> **Given instruction**
Write the listing below out again exactly, dropping the images.

════

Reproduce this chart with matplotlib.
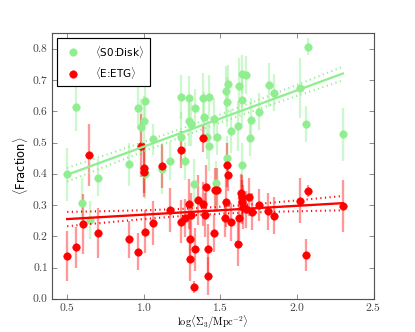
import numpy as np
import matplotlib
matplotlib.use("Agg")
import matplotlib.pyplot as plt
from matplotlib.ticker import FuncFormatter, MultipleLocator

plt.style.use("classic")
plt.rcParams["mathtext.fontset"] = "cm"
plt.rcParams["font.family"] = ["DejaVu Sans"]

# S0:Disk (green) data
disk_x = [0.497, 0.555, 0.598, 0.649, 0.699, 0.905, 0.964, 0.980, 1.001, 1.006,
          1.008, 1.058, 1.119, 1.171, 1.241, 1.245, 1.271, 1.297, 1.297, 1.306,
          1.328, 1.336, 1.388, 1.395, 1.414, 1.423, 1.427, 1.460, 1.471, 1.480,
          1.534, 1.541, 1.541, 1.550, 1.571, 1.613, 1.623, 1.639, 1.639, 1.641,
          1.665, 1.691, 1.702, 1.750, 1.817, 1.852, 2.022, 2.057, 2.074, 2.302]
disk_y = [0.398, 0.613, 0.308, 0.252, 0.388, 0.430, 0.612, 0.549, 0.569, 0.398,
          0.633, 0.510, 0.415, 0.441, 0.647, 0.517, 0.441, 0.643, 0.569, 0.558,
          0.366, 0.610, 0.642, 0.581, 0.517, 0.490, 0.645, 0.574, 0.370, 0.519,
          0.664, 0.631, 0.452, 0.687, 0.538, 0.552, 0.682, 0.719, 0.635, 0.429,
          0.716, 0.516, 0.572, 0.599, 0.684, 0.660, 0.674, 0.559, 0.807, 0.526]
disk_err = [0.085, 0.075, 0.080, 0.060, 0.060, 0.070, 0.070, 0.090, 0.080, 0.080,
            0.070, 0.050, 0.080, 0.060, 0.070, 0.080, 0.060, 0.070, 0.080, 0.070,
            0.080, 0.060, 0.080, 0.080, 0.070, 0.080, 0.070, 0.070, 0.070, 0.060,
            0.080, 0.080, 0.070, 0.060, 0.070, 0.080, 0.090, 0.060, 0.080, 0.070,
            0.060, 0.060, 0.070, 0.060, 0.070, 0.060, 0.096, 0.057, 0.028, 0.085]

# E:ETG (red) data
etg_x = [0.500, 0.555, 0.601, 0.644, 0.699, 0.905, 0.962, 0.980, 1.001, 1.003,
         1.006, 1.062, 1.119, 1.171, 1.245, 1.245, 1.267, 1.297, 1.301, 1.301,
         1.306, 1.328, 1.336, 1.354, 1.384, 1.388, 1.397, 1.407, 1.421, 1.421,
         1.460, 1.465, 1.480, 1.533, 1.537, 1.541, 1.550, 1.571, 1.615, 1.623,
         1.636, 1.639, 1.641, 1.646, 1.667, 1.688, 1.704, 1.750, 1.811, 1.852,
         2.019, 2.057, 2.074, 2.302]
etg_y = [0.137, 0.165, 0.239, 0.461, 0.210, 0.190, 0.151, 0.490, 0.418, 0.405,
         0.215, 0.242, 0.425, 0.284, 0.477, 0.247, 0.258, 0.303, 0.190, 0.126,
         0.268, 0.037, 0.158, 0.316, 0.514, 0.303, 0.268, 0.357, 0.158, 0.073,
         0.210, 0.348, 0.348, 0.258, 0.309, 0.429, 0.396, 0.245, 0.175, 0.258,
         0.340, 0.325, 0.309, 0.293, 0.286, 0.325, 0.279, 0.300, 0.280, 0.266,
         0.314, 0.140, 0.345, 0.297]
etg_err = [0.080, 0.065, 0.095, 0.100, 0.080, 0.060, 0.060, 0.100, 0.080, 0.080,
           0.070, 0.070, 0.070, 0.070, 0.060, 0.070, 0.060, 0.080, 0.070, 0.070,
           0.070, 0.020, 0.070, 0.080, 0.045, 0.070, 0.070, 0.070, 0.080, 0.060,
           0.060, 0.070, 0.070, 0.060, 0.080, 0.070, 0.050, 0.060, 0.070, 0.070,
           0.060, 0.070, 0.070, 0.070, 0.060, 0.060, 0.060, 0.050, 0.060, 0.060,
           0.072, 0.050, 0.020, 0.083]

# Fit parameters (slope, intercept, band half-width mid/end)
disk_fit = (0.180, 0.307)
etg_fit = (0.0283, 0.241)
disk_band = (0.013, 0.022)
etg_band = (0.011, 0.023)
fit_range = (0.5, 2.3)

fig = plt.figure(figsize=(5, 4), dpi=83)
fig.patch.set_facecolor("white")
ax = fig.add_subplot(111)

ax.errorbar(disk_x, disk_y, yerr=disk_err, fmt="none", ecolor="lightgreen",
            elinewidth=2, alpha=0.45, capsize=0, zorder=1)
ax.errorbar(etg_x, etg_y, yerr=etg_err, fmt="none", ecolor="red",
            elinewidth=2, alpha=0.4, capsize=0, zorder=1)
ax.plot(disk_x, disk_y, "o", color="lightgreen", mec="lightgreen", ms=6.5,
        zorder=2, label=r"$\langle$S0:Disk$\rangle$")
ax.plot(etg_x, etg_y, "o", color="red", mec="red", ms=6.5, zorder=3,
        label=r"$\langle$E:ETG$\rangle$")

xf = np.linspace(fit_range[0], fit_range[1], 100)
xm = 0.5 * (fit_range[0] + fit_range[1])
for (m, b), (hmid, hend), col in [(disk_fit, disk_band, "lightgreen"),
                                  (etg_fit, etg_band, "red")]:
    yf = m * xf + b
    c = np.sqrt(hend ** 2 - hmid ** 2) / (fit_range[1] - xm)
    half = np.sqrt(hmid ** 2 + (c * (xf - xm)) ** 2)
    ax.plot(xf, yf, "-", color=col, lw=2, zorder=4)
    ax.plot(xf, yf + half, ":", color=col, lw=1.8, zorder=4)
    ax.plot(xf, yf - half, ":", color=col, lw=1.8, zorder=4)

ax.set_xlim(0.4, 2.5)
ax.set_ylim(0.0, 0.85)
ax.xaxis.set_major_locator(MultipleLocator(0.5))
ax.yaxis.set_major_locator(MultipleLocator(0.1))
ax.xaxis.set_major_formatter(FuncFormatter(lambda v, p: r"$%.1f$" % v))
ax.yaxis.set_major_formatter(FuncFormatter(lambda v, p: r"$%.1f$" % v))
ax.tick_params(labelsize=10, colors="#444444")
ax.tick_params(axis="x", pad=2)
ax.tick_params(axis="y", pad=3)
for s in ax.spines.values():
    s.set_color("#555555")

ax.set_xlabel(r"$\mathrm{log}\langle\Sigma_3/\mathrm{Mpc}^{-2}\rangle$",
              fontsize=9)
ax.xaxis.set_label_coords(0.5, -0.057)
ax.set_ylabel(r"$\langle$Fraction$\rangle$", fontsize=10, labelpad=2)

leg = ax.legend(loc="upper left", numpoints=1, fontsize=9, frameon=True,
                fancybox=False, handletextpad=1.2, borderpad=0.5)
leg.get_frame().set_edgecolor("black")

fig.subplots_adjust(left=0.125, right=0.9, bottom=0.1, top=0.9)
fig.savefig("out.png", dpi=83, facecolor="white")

════

> **Exercise answer**
Reproduce this chart with matplotlib.
import numpy as np
import matplotlib
matplotlib.use("Agg")
import matplotlib.pyplot as plt
from matplotlib.ticker import FuncFormatter, MultipleLocator

plt.style.use("classic")
plt.rcParams["mathtext.fontset"] = "cm"
plt.rcParams["font.family"] = ["DejaVu Sans"]

# S0:Disk (green) data
disk_x = [0.497, 0.555, 0.598, 0.649, 0.699, 0.905, 0.964, 0.980, 1.001, 1.006,
          1.008, 1.058, 1.119, 1.171, 1.241, 1.245, 1.271, 1.297, 1.297, 1.306,
          1.328, 1.336, 1.388, 1.395, 1.414, 1.423, 1.427, 1.460, 1.471, 1.480,
          1.534, 1.541, 1.541, 1.550, 1.571, 1.613, 1.623, 1.639, 1.639, 1.641,
          1.665, 1.691, 1.702, 1.750, 1.817, 1.852, 2.022, 2.057, 2.074, 2.302]
disk_y = [0.398, 0.613, 0.308, 0.252, 0.388, 0.430, 0.612, 0.549, 0.569, 0.398,
          0.633, 0.510, 0.415, 0.441, 0.647, 0.517, 0.441, 0.643, 0.569, 0.558,
          0.366, 0.610, 0.642, 0.581, 0.517, 0.490, 0.645, 0.574, 0.370, 0.519,
          0.664, 0.631, 0.452, 0.687, 0.538, 0.552, 0.682, 0.719, 0.635, 0.429,
          0.716, 0.516, 0.572, 0.599, 0.684, 0.660, 0.674, 0.559, 0.807, 0.526]
disk_err = [0.085, 0.075, 0.080, 0.060, 0.060, 0.070, 0.070, 0.090, 0.080, 0.080,
            0.070, 0.050, 0.080, 0.060, 0.070, 0.080, 0.060, 0.070, 0.080, 0.070,
            0.080, 0.060, 0.080, 0.080, 0.070, 0.080, 0.070, 0.070, 0.070, 0.060,
            0.080, 0.080, 0.070, 0.060, 0.070, 0.080, 0.090, 0.060, 0.080, 0.070,
            0.060, 0.060, 0.070, 0.060, 0.070, 0.060, 0.096, 0.057, 0.028, 0.085]

# E:ETG (red) data
etg_x = [0.500, 0.555, 0.601, 0.644, 0.699, 0.905, 0.962, 0.980, 1.001, 1.003,
         1.006, 1.062, 1.119, 1.171, 1.245, 1.245, 1.267, 1.297, 1.301, 1.301,
         1.306, 1.328, 1.336, 1.354, 1.384, 1.388, 1.397, 1.407, 1.421, 1.421,
         1.460, 1.465, 1.480, 1.533, 1.537, 1.541, 1.550, 1.571, 1.615, 1.623,
         1.636, 1.639, 1.641, 1.646, 1.667, 1.688, 1.704, 1.750, 1.811, 1.852,
         2.019, 2.057, 2.074, 2.302]
etg_y = [0.137, 0.165, 0.239, 0.461, 0.210, 0.190, 0.151, 0.490, 0.418, 0.405,
         0.215, 0.242, 0.425, 0.284, 0.477, 0.247, 0.258, 0.303, 0.190, 0.126,
         0.268, 0.037, 0.158, 0.316, 0.514, 0.303, 0.268, 0.357, 0.158, 0.073,
         0.210, 0.348, 0.348, 0.258, 0.309, 0.429, 0.396, 0.245, 0.175, 0.258,
         0.340, 0.325, 0.309, 0.293, 0.286, 0.325, 0.279, 0.300, 0.280, 0.266,
         0.314, 0.140, 0.345, 0.297]
etg_err = [0.080, 0.065, 0.095, 0.100, 0.080, 0.060, 0.060, 0.100, 0.080, 0.080,
           0.070, 0.070, 0.070, 0.070, 0.060, 0.070, 0.060, 0.080, 0.070, 0.070,
           0.070, 0.020, 0.070, 0.080, 0.045, 0.070, 0.070, 0.070, 0.080, 0.060,
           0.060, 0.070, 0.070, 0.060, 0.080, 0.070, 0.050, 0.060, 0.070, 0.070,
           0.060, 0.070, 0.070, 0.070, 0.060, 0.060, 0.060, 0.050, 0.060, 0.060,
           0.072, 0.050, 0.020, 0.083]

# Fit parameters (slope, intercept, band half-width mid/end)
disk_fit = (0.180, 0.307)
etg_fit = (0.0283, 0.241)
disk_band = (0.013, 0.022)
etg_band = (0.011, 0.023)
fit_range = (0.5, 2.3)

fig = plt.figure(figsize=(5, 4), dpi=83)
fig.patch.set_facecolor("white")
ax = fig.add_subplot(111)

ax.errorbar(disk_x, disk_y, yerr=disk_err, fmt="none", ecolor="lightgreen",
            elinewidth=2, alpha=0.45, capsize=0, zorder=1)
ax.errorbar(etg_x, etg_y, yerr=etg_err, fmt="none", ecolor="red",
            elinewidth=2, alpha=0.4, capsize=0, zorder=1)
ax.plot(disk_x, disk_y, "o", color="lightgreen", mec="lightgreen", ms=6.5,
        zorder=2, label=r"$\langle$S0:Disk$\rangle$")
ax.plot(etg_x, etg_y, "o", color="red", mec="red", ms=6.5, zorder=3,
        label=r"$\langle$E:ETG$\rangle$")

xf = np.linspace(fit_range[0], fit_range[1], 100)
xm = 0.5 * (fit_range[0] + fit_range[1])
for (m, b), (hmid, hend), col in [(disk_fit, disk_band, "lightgreen"),
                                  (etg_fit, etg_band, "red")]:
    yf = m * xf + b
    c = np.sqrt(hend ** 2 - hmid ** 2) / (fit_range[1] - xm)
    half = np.sqrt(hmid ** 2 + (c * (xf - xm)) ** 2)
    ax.plot(xf, yf, "-", color=col, lw=2, zorder=4)
    ax.plot(xf, yf + half, ":", color=col, lw=1.8, zorder=4)
    ax.plot(xf, yf - half, ":", color=col, lw=1.8, zorder=4)

ax.set_xlim(0.4, 2.5)
ax.set_ylim(0.0, 0.85)
ax.xaxis.set_major_locator(MultipleLocator(0.5))
ax.yaxis.set_major_locator(MultipleLocator(0.1))
ax.xaxis.set_major_formatter(FuncFormatter(lambda v, p: r"$%.1f$" % v))
ax.yaxis.set_major_formatter(FuncFormatter(lambda v, p: r"$%.1f$" % v))
ax.tick_params(labelsize=10, colors="#444444")
ax.tick_params(axis="x", pad=2)
ax.tick_params(axis="y", pad=3)
for s in ax.spines.values():
    s.set_color("#555555")

ax.set_xlabel(r"$\mathrm{log}\langle\Sigma_3/\mathrm{Mpc}^{-2}\rangle$",
              fontsize=9)
ax.xaxis.set_label_coords(0.5, -0.057)
ax.set_ylabel(r"$\langle$Fraction$\rangle$", fontsize=10, labelpad=2)

leg = ax.legend(loc="upper left", numpoints=1, fontsize=9, frameon=True,
                fancybox=False, handletextpad=1.2, borderpad=0.5)
leg.get_frame().set_edgecolor("black")

fig.subplots_adjust(left=0.125, right=0.9, bottom=0.1, top=0.9)
fig.savefig("out.png", dpi=83, facecolor="white")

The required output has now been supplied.